To create the spots the program promises, Lauren Melodia, director of fiscal and economic policy at the Center for NYC Affairs and one of the leading voices on the structural economics of child care in New York, said the city needs to address a core issue: retention challenges. 

Melodia, whose area of focus is explained that childcare programs face significant staffing challenges and are often “forced into a situation where they’re hiring temps, early career people, training people up, hoping that they’ll stay with them long-term, then they move on to higher wages in the public sector.” This creates a vicious cycle, she added. Centers invest in training staff only to lose them to better-paying K-12 positions.

Leaders at Imagine are working to disrupt this cycle. According to Imagine’s annual employee survey, 83% of staff report being satisfied with their jobs, and 81% of staff say they see themselves working at Imagine in two years. Despite employees’ high satisfaction rate, the business still competes with the public school system. 

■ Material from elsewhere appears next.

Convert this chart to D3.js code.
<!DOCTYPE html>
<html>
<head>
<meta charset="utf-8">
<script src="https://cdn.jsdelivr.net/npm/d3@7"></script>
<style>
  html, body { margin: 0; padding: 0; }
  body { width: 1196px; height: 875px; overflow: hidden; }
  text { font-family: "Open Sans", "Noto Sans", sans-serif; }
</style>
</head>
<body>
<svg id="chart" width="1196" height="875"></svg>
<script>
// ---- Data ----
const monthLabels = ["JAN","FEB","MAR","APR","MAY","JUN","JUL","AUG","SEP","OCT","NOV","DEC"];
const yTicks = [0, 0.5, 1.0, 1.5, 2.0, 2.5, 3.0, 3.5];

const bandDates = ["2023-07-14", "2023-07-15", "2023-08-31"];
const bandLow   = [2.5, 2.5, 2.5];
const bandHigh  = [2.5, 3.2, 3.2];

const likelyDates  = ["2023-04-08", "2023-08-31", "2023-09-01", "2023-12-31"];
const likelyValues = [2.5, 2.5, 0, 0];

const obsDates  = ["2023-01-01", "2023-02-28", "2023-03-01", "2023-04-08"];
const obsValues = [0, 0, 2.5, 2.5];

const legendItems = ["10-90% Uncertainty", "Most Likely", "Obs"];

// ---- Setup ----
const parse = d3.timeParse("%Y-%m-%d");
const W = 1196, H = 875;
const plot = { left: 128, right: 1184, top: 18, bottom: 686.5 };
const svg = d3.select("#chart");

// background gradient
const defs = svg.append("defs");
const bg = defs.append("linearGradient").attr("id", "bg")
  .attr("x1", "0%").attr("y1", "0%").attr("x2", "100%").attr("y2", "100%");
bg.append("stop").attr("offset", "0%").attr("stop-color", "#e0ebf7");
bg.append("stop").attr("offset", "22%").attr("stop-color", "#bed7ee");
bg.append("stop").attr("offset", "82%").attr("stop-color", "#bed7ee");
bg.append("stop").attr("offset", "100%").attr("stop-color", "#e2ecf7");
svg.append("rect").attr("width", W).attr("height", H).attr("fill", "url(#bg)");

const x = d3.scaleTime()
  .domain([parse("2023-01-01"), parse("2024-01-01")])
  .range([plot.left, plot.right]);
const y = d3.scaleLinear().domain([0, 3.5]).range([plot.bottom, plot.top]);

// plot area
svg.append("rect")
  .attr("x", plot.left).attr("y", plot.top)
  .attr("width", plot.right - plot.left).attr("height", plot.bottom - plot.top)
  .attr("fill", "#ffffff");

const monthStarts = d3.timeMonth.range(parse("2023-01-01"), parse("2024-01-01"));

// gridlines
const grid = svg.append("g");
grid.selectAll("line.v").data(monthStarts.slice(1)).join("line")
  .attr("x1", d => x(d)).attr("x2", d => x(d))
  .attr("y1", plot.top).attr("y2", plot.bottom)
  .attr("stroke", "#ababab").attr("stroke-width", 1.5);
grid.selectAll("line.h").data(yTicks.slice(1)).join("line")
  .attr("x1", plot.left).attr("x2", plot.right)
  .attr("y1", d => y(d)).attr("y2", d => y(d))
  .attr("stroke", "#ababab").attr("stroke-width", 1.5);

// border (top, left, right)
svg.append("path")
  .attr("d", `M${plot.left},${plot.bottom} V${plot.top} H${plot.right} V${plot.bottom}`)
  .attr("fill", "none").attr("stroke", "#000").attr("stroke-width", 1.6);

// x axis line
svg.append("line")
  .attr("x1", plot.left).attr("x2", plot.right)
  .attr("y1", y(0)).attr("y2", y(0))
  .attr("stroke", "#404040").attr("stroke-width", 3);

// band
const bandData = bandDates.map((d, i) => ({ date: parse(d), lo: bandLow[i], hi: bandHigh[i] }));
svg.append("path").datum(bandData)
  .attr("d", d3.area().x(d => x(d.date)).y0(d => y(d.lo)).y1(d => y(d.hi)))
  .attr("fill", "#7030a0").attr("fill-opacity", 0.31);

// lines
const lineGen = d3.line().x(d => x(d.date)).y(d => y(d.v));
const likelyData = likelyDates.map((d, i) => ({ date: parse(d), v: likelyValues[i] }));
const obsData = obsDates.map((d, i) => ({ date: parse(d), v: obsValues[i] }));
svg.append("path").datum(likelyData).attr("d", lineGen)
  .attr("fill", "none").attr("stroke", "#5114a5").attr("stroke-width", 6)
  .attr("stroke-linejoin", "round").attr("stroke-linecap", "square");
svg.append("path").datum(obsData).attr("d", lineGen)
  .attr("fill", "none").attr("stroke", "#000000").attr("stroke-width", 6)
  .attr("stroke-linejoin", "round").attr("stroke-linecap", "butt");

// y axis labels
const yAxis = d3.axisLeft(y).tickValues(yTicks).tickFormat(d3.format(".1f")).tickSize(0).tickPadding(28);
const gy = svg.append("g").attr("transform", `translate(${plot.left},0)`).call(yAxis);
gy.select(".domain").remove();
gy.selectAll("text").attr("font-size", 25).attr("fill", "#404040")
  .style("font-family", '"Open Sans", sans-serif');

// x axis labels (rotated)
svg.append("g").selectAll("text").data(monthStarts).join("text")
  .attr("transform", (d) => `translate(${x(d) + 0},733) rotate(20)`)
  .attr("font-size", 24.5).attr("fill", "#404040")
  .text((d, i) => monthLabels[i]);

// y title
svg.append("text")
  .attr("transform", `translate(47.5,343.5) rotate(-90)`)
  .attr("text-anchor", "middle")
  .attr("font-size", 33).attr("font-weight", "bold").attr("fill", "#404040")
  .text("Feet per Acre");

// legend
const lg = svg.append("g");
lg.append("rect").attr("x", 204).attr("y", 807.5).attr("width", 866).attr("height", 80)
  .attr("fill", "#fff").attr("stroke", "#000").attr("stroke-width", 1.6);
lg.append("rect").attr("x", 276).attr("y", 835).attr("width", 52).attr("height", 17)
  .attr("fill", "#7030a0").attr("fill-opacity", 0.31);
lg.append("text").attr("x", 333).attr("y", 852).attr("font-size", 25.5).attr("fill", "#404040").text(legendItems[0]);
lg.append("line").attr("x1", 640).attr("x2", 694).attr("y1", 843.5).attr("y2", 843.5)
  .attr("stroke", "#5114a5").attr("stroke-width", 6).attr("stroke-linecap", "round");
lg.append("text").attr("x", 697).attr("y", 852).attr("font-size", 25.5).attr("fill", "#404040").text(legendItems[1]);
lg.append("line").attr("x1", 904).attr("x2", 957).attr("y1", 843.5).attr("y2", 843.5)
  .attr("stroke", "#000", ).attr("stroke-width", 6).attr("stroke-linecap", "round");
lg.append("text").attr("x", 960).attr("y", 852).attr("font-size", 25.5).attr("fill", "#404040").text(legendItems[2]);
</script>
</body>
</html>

Imagine gets its revenue from multiple sources, including a mix of private tuition, publicly funded child care subsidies and employer-sponsored child care agreements with government and university institutions. In a time of federal and state budget cuts and rising costs for families, childcare centers like Imagine are at the mercy of legislators and the economy, while public schools have less risk.

Even as an employee-owned childcare center with a diverse revenue model, Imagine isn’t immune to the challenges of running a childcare business.

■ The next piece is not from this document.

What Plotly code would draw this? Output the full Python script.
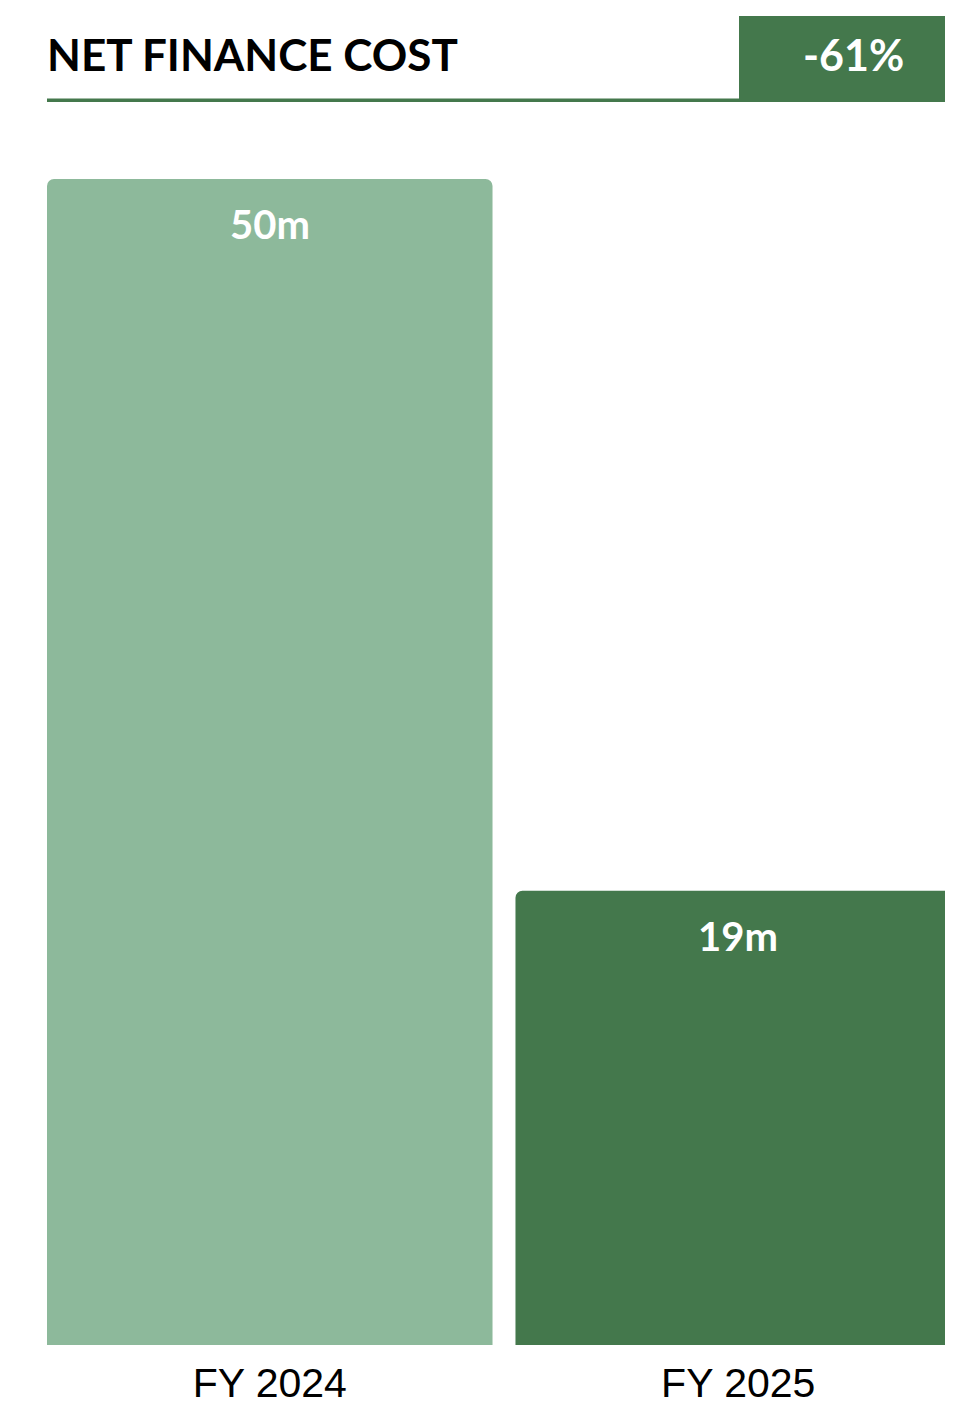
import plotly.graph_objects as go

categories = ["FY 2024", "FY 2025"]
values = [49.8, 19.4]
value_labels = ["50m", "19m"]
bar_colors = ["#8DB99B", "#44784C"]
title_text = "NET FINANCE COST"
change_text = "-61%"

W, H = 953, 1405
ML, MR, MT, MB = 39, 0, 171, 68
PW = W - ML - MR
PH = H - MT - MB
BARGAP = 0.049
HALF = 0.5 * (1 - BARGAP)

def px_x(x):
    return (x - ML) / PW

def px_y(y):
    return (H - MB - y) / PH

fig = go.Figure()
fig.add_trace(go.Bar(
    x=categories, y=values,
    marker=dict(color=bar_colors, cornerradius=7, line=dict(width=0)),
    hoverinfo="skip",
))

for c, v, t in zip(categories, values, value_labels):
    fig.add_annotation(x=c, y=v, xref="x", yref="y", text=t, showarrow=False,
                       yanchor="top", yshift=-19,
                       font=dict(family="Lato, Open Sans, sans-serif", size=40, color="white", weight="bold"))

# header
fig.add_shape(type="rect", xref="paper", yref="paper",
              x0=px_x(731), x1=px_x(953), y0=px_y(94), y1=px_y(8),
              fillcolor="#44784C", line=dict(width=0), layer="above")
fig.add_shape(type="rect", xref="paper", yref="paper",
              x0=px_x(39), x1=px_x(731), y0=px_y(94), y1=px_y(90.5),
              fillcolor="#44784C", line=dict(width=0), layer="above")
fig.add_annotation(xref="paper", yref="paper", x=px_x(37), y=px_y(46), text=title_text,
                   showarrow=False, xanchor="left", yanchor="middle",
                   font=dict(family="Lato, Open Sans, sans-serif", size=44, color="black", weight="bold"))
fig.add_annotation(xref="paper", yref="paper", x=px_x(845), y=px_y(46), text=change_text,
                   showarrow=False, xanchor="center", yanchor="middle",
                   font=dict(family="Lato, Open Sans, sans-serif", size=43, color="white", weight="bold"))

fig.update_layout(
    template="none",
    width=W, height=H,
    margin=dict(l=ML, r=MR, t=MT, b=MB, pad=0, autoexpand=False),
    paper_bgcolor="white", plot_bgcolor="white",
    showlegend=False,
    bargap=BARGAP,
    xaxis=dict(range=[-HALF, 1 + HALF], showgrid=False, showline=False, zeroline=False, ticks="",
               automargin=False,
               tickfont=dict(family="Liberation Sans, Arial", size=41, color="black"),
               ticklabelstandoff=10, fixedrange=True),
    yaxis=dict(range=[0, max(values)], visible=False, fixedrange=True, automargin=False),
)

fig.write_html("out.html")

The economics of childcare may prove challenging for ESOPs

The retention power of employee ownership lies in its promise of something wages alone don’t offer: wealth-building. 

“It lifts you up to know that you own something and you want to make sure that it grows bigger and bigger,” said Zamorano.

Owning a share of a profitable business can greatly increase a worker’s wealth and financial security, but owning a share of a struggling business that doesn’t have a reliable cash flow cannot. 

“The one factor that all successful employee-owned businesses have from their outset is that they are starting from a place of profitability,” said Tim Garbinsky, head of communications at NCEO. 

For Imagine to make good on the growth of employee ESOP account balances, the company has to remain profitable enough to have cash on hand to reinvest after covering its financial obligations. 

For many childcare centers, profitability remains a challenge. Melodia recognizes the business realities that could limit the expansion of childcare access. 

“Small business owners are always facing risk,” she said. “Any childcare center is going to have a hard time guaranteeing job quality and job security if they’re not able to charge what it actually costs to run these programs, which none of them are able to.”

New York City leaders are looking at ways to enable providers who contract with them to charge what it costs, said Emmy Liss, the executive director in the Mayor’s Office of Child Care and Early Childhood Education. “We have to take care of the people who provide this essential service.” 

Liss acknowledges that “folks who work in childcare programs face challenges when it comes to wages and benefits,” and that across the industry, teachers don’t make enough to “live and thrive,” and providers don’t have the resources to change the equation. It’s a problem that needs to be solved if care is going to be expanded across the city, and as more states like New York and New Mexico seek to provide residents with universal childcare. 

In a field rife with workforce challenges, notably low compensation and poor benefits, the ESOP model offers providers an approach to building their wealth over time. But the model’s promise as a solution to the sector’s longstanding retention challenges hinges on reliable revenue — and for most childcare programs, that requires systemic change.

For Tulchin, the economic challenges are hard to ignore. “It’s still a very low-paid industry,” she said, and while the goal of shared ownership is to do right by employees, the math is difficult when workers are “living paycheck to paycheck, and the value that you’re talking about is 40 years down the road.”